The flashbacks, which show Stephanie’s high-school life and the party at which she loses her virginity, recall “The Last Picture Show” in their awkward adolescent sexuality. The scenes between Stephanie and her parents are uncommonly truthful in their feel for that teenage tug-of-war between freedom and supervision. And the ultimate depiction of Stephanie’s bathroom-stall labor is as unnerving a cinematic set piece as anything this side of a Michael Haneke movie — all the more so for Brougher’s refusal to tell us how we should feel toward Stephanie.
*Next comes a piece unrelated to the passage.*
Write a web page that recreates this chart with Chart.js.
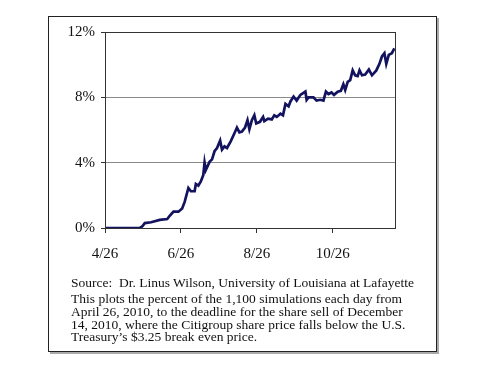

“Stephanie Daley” is also very much Lydie’s story, and the film is at its strongest when it concentrates on the odd tension that develops between this mature woman who has strived so desperately to have a baby and this naive young adult who has, seemingly without care, tossed one away. Despite her composed exterior, Lydie’s own life seems headed toward crisis: Her architect husband (an excellent Timothy Hutton) may be having an affair, while her interactions with Stephanie dredge up unresolved feelings about her own dead child.
Brougher never allows the pic to devolve into a simplistic pro-choice versus pro-life debate, or for Stephanie and Lydie to move toward some teary-eyed common ground. Rather, she keeps her focus on the myriad physical, emotional and psychological ramifications of bringing a child into the world.
However, at the close of the pic’s brisk 91-minute running time, other potentially intriguing ideas raised by the film — notably, a recurring discussion about religious faith and Stephanie’s contention that her pregnancy may have been a punishment from God — remain only superficially explored.
Brougher has developed a more confident visual style in the decade since “Sticky Fingers,” executing scenes with a cool, at times almost clinical precision and drawing extraordinary work from her actors. Like her characters in “The Deep End” and “Thumbsucker,” this role affords Swinton a welcome opportunity to play against the kind of otherworldly exotic in which she’s been frequently typecast, and also to appear more fragile and vulnerable onscreen than she has ever allowed herself.
Tamblyn, meanwhile, is a quiet revelation in a role that is like a high-wire act performed over the chasm between childhood innocence and adult responsibility.
Tech credits are modest, but solid, with David Morrison’s HD-to-35mm lensing segueing nicely from muted grays and browns in present day scenes to warm, saturated hues in the flashbacks. Minimalist musical score by David Mansfield (“Heaven’s Gate,” “Transamerica”) is also a plus.